Excerpt from a dataset
.....
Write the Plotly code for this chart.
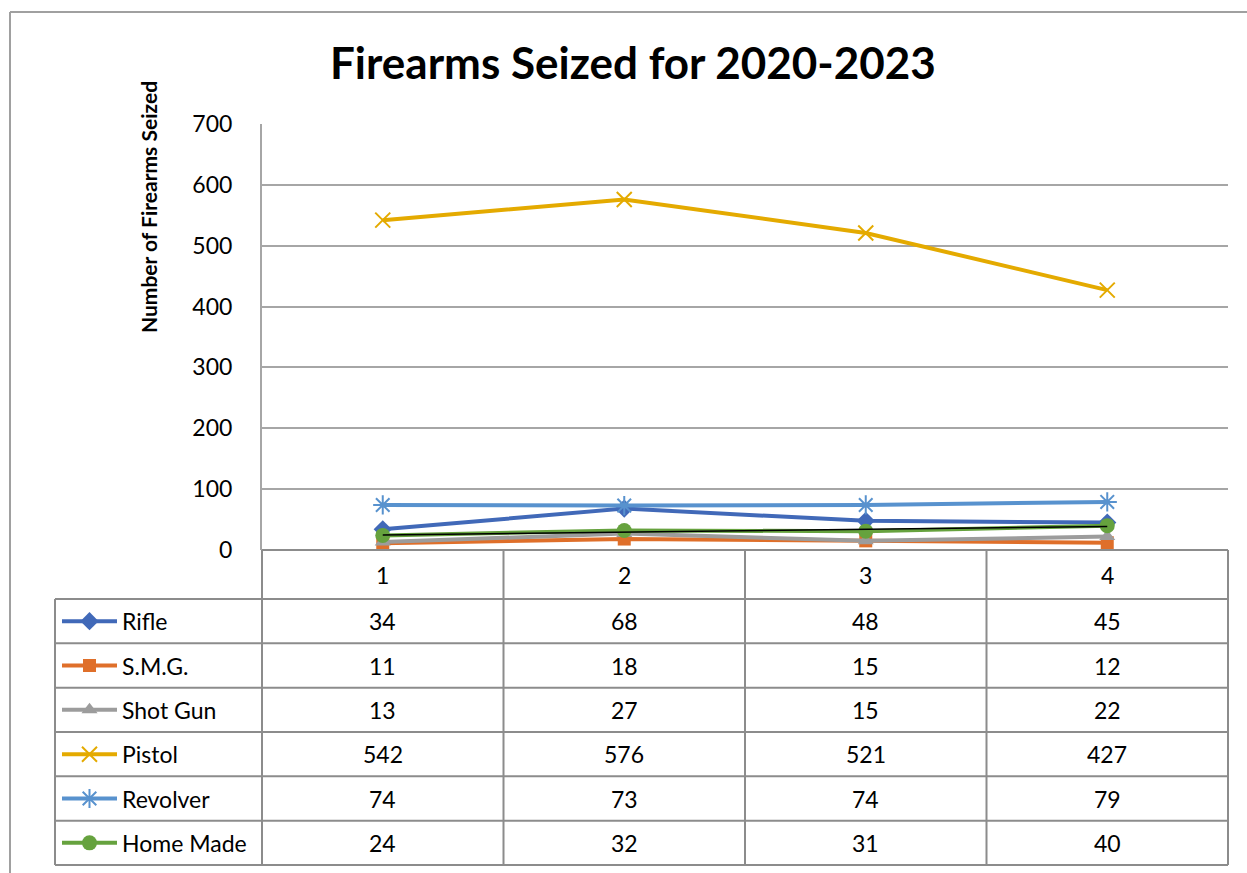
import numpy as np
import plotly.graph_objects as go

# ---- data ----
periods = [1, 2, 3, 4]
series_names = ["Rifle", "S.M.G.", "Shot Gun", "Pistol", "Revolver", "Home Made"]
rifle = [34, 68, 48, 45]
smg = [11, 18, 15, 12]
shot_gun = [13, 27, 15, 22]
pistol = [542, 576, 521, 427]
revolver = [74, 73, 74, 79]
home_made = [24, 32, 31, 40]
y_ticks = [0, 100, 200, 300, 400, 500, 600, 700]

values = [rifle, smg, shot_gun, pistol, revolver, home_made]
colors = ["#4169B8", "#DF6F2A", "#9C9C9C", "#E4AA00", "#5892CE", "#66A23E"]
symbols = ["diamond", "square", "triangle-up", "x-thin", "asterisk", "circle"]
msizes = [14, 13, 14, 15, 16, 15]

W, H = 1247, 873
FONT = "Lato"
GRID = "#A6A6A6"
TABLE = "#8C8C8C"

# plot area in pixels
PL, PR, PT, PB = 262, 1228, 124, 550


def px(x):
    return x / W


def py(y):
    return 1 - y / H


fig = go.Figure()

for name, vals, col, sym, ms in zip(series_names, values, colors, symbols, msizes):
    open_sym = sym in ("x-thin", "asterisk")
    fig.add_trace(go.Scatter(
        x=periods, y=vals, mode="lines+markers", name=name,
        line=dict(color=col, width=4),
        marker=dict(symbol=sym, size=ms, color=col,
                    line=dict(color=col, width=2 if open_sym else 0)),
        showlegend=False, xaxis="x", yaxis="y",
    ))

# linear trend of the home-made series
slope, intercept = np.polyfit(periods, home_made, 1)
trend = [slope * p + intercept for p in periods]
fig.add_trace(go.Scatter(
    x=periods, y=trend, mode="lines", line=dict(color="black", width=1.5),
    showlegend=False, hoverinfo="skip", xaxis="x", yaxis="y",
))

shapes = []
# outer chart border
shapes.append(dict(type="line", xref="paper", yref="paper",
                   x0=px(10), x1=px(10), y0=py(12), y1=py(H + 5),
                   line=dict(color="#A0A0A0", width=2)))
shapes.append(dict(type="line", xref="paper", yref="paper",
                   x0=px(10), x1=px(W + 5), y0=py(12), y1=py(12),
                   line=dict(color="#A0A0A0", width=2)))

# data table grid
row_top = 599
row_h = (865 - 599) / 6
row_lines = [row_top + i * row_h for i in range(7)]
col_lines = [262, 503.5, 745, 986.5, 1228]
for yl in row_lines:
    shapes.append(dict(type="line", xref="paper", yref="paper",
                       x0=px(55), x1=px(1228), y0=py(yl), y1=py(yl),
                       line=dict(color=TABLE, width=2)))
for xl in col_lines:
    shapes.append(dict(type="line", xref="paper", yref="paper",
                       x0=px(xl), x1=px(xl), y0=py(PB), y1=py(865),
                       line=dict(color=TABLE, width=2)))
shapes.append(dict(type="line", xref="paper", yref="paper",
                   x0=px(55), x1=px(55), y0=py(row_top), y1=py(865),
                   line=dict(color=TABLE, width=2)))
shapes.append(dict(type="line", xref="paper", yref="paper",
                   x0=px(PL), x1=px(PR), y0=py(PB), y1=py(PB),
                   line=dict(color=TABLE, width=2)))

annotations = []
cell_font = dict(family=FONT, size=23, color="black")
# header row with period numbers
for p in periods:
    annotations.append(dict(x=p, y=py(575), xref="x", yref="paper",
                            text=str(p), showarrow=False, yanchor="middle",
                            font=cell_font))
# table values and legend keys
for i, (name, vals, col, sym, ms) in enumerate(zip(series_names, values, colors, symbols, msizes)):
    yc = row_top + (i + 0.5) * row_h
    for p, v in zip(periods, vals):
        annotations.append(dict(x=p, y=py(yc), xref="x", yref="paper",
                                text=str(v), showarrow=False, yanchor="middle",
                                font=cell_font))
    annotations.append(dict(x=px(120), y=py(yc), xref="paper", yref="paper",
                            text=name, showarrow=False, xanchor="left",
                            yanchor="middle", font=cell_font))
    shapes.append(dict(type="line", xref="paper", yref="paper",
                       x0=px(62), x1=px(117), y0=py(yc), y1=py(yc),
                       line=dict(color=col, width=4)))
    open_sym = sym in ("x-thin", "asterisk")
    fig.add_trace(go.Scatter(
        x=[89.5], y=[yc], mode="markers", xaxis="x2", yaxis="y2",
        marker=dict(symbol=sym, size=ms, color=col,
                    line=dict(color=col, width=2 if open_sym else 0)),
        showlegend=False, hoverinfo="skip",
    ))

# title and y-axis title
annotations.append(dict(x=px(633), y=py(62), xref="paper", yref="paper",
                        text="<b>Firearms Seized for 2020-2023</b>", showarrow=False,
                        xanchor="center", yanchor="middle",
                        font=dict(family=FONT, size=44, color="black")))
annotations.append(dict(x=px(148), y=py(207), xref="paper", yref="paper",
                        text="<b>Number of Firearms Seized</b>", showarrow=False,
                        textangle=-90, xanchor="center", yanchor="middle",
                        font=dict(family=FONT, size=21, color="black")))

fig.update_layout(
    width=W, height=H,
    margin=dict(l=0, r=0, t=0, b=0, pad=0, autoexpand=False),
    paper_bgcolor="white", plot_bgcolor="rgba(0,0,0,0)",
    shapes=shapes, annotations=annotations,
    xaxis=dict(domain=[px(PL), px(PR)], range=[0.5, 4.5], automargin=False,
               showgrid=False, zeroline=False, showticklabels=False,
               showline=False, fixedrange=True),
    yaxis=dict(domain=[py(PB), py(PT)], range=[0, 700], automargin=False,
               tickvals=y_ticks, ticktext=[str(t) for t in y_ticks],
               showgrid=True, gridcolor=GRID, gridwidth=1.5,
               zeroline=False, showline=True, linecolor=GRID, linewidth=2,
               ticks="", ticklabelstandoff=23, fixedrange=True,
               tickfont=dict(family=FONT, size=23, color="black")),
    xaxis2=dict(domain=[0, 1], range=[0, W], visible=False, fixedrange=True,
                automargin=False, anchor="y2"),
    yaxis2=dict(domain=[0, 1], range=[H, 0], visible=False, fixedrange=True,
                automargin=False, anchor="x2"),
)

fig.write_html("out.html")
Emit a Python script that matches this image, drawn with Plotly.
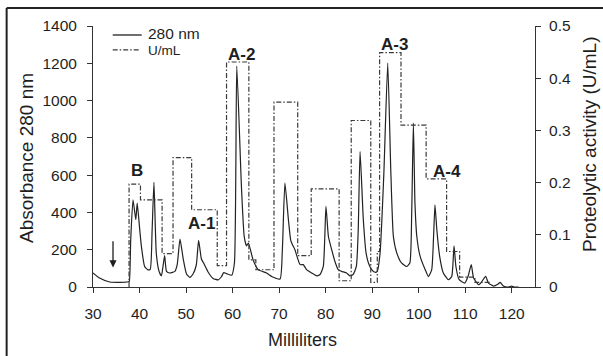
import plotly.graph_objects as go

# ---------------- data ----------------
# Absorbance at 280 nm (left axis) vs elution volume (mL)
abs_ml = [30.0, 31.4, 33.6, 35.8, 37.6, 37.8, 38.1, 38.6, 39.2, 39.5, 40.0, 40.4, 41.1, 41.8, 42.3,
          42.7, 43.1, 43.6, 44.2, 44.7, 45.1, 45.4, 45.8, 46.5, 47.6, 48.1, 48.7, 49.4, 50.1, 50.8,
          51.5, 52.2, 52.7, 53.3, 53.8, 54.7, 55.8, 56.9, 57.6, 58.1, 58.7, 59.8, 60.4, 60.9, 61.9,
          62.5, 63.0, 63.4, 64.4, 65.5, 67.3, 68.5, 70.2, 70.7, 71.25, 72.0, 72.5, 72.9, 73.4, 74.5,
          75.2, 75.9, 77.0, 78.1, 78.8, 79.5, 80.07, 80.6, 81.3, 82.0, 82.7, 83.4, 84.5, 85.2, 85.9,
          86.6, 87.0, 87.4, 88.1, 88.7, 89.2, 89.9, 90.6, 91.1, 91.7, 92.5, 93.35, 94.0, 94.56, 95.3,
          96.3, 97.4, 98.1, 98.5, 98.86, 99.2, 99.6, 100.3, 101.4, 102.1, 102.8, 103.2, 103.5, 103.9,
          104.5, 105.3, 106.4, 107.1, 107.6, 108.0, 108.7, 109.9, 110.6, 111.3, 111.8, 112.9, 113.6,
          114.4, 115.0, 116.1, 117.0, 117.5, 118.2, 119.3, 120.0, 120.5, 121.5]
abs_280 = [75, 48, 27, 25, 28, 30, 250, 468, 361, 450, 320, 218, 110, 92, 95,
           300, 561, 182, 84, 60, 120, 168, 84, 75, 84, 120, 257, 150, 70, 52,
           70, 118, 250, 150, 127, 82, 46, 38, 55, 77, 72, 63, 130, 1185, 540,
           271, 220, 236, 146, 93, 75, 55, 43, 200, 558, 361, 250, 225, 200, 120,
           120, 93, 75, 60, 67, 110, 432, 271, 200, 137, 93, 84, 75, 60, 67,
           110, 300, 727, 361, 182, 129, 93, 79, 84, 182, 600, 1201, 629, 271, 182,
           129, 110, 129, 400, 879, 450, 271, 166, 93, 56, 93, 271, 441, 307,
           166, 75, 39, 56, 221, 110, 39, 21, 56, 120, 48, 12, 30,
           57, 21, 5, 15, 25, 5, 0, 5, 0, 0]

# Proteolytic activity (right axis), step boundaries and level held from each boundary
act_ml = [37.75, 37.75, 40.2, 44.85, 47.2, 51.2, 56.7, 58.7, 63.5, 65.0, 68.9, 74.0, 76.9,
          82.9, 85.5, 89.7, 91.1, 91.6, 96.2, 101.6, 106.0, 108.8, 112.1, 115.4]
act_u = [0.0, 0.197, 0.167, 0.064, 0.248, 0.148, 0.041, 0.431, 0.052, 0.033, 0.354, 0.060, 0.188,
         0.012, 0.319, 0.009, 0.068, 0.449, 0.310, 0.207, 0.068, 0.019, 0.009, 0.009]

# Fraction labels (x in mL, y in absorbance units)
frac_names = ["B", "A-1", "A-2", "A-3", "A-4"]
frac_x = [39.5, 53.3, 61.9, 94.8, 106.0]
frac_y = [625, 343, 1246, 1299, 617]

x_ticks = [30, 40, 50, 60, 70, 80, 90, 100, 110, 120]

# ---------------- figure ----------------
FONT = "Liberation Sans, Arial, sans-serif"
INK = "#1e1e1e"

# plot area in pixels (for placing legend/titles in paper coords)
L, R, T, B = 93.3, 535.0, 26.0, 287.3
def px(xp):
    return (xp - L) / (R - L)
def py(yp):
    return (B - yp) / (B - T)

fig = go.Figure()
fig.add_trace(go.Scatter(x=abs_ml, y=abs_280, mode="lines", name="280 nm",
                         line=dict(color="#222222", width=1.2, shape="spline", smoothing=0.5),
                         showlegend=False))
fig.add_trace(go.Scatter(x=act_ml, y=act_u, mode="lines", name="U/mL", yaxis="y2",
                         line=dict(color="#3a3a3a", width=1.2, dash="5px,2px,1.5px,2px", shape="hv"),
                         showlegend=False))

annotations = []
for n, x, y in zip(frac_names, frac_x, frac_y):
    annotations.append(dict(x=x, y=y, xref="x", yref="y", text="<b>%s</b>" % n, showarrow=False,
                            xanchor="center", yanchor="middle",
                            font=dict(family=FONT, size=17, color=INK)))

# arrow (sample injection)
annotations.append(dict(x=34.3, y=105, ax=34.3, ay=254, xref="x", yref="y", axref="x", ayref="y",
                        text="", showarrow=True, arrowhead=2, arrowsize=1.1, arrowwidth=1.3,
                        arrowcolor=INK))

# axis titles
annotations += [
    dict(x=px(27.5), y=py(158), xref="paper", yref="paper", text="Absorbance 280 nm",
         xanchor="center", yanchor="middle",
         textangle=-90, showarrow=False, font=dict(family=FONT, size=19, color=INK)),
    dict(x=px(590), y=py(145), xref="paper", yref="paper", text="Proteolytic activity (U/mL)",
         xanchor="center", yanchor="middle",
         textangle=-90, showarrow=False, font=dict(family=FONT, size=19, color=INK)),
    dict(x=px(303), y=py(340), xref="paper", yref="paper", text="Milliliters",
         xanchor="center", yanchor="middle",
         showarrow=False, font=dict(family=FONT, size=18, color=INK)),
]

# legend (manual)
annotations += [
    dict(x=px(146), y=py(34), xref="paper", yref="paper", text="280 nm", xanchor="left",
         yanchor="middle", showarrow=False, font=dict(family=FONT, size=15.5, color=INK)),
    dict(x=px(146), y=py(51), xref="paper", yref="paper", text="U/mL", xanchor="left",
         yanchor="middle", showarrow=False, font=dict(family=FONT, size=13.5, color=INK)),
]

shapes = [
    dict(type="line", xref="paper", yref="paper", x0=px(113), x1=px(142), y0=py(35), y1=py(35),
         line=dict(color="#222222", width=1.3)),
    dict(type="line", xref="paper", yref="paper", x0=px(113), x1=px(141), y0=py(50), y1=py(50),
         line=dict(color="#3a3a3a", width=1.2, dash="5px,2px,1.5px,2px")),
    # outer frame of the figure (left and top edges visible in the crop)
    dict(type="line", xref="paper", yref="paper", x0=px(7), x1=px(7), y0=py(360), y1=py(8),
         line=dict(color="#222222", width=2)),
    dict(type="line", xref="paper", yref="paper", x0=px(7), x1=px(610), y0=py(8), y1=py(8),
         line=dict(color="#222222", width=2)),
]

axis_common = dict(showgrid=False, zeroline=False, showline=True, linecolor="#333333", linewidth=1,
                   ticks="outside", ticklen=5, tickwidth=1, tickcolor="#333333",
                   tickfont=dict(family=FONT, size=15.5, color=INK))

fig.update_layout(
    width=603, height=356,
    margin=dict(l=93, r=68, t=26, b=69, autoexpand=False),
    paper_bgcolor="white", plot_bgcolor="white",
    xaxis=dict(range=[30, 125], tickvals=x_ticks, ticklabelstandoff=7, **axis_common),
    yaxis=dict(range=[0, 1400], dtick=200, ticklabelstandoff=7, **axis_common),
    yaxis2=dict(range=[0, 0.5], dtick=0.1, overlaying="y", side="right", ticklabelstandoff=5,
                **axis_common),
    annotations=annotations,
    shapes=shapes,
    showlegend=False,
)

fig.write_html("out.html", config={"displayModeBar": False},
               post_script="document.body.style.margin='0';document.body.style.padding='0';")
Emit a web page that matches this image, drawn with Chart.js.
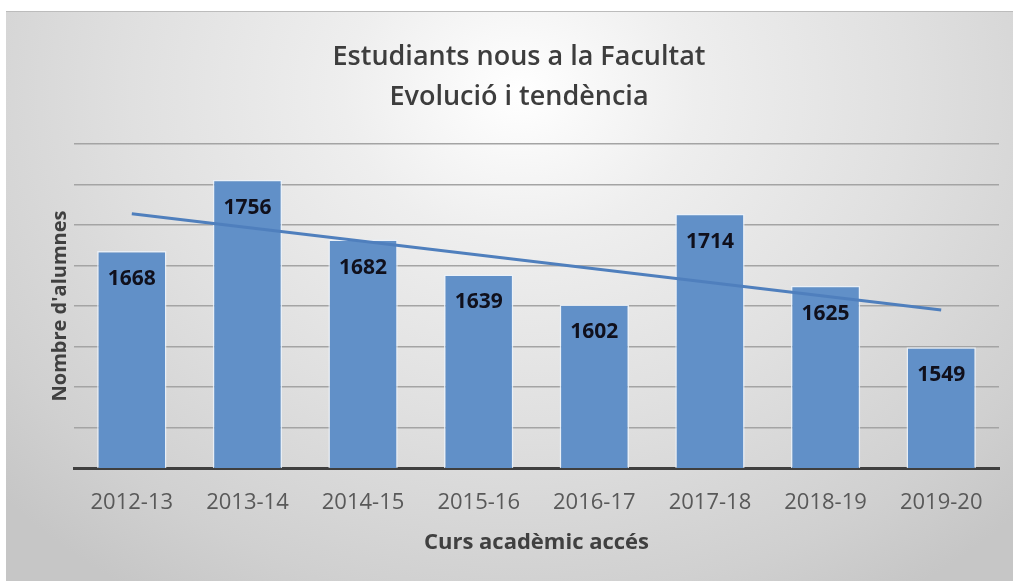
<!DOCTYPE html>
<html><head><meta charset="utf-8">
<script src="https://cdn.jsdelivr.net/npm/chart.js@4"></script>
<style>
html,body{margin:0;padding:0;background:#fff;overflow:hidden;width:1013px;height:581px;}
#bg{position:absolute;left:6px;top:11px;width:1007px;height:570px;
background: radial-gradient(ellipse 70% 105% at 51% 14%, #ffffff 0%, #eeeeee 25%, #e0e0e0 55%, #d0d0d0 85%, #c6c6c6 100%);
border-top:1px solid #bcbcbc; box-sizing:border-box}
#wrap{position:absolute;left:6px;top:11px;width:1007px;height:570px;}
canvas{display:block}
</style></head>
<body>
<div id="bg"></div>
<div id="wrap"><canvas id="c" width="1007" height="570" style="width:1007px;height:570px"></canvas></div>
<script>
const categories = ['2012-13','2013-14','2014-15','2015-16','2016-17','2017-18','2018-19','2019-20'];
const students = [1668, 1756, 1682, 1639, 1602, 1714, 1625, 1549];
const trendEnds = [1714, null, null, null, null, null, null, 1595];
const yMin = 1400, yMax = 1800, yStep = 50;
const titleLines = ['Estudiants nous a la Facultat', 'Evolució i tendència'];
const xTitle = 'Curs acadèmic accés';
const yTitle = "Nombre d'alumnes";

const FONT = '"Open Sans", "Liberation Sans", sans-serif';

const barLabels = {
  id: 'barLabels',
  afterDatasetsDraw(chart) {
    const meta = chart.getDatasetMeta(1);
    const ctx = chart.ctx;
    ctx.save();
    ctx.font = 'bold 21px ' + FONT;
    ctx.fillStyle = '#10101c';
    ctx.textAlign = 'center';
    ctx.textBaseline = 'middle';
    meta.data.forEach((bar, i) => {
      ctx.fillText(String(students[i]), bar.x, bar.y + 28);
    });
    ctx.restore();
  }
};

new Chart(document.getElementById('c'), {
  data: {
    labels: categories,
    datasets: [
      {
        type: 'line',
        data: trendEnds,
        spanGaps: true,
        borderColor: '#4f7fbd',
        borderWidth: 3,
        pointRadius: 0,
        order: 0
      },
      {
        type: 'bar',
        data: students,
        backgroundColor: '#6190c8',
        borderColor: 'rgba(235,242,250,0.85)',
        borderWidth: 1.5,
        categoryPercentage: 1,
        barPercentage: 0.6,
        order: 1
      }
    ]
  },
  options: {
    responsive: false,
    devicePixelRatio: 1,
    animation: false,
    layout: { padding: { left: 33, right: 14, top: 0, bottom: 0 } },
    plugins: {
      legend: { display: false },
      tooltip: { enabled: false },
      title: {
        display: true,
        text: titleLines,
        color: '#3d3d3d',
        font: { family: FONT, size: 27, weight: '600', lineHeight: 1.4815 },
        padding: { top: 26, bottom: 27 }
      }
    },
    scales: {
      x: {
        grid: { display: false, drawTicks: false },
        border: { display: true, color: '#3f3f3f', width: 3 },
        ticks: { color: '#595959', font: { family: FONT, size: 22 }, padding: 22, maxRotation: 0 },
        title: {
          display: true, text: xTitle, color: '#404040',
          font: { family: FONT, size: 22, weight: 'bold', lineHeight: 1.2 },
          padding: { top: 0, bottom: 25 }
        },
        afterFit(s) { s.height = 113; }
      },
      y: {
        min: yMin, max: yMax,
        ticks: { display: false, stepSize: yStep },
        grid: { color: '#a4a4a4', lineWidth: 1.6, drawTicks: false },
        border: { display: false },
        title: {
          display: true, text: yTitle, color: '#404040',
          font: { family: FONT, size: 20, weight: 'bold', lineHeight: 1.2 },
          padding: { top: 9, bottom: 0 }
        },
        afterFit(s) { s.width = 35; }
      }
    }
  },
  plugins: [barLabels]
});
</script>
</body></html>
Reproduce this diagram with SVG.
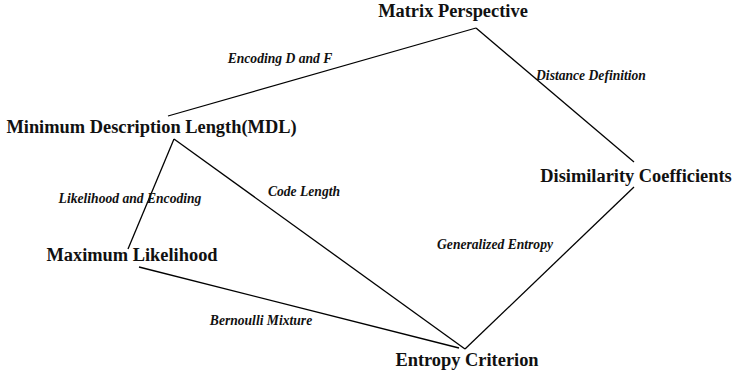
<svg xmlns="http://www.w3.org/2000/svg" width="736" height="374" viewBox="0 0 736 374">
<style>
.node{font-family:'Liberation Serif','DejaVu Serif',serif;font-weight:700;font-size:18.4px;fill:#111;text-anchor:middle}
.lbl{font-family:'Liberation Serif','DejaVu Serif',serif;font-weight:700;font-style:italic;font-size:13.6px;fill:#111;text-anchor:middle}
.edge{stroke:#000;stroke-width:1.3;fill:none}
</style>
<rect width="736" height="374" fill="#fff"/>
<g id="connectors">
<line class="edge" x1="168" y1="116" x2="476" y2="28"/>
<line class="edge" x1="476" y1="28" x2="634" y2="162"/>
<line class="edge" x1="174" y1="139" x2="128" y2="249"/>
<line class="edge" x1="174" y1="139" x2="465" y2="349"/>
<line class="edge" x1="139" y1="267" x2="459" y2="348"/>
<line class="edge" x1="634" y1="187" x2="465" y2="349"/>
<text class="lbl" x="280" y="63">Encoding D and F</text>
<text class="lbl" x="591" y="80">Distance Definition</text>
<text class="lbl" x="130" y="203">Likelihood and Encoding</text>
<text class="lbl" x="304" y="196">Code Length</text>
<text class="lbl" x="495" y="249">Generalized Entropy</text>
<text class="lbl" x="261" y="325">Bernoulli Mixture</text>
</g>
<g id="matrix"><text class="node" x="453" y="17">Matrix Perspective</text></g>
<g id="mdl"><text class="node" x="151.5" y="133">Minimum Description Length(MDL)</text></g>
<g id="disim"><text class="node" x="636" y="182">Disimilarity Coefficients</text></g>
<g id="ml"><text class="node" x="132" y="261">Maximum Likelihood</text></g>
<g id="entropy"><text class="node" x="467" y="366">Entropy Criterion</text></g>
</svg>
.....
Spot every line that holds "Emit" and copy it.

Emit a Python script that matches this image, drawn with Plotly.
Emit a web page that matches this image, drawn with Chart.js.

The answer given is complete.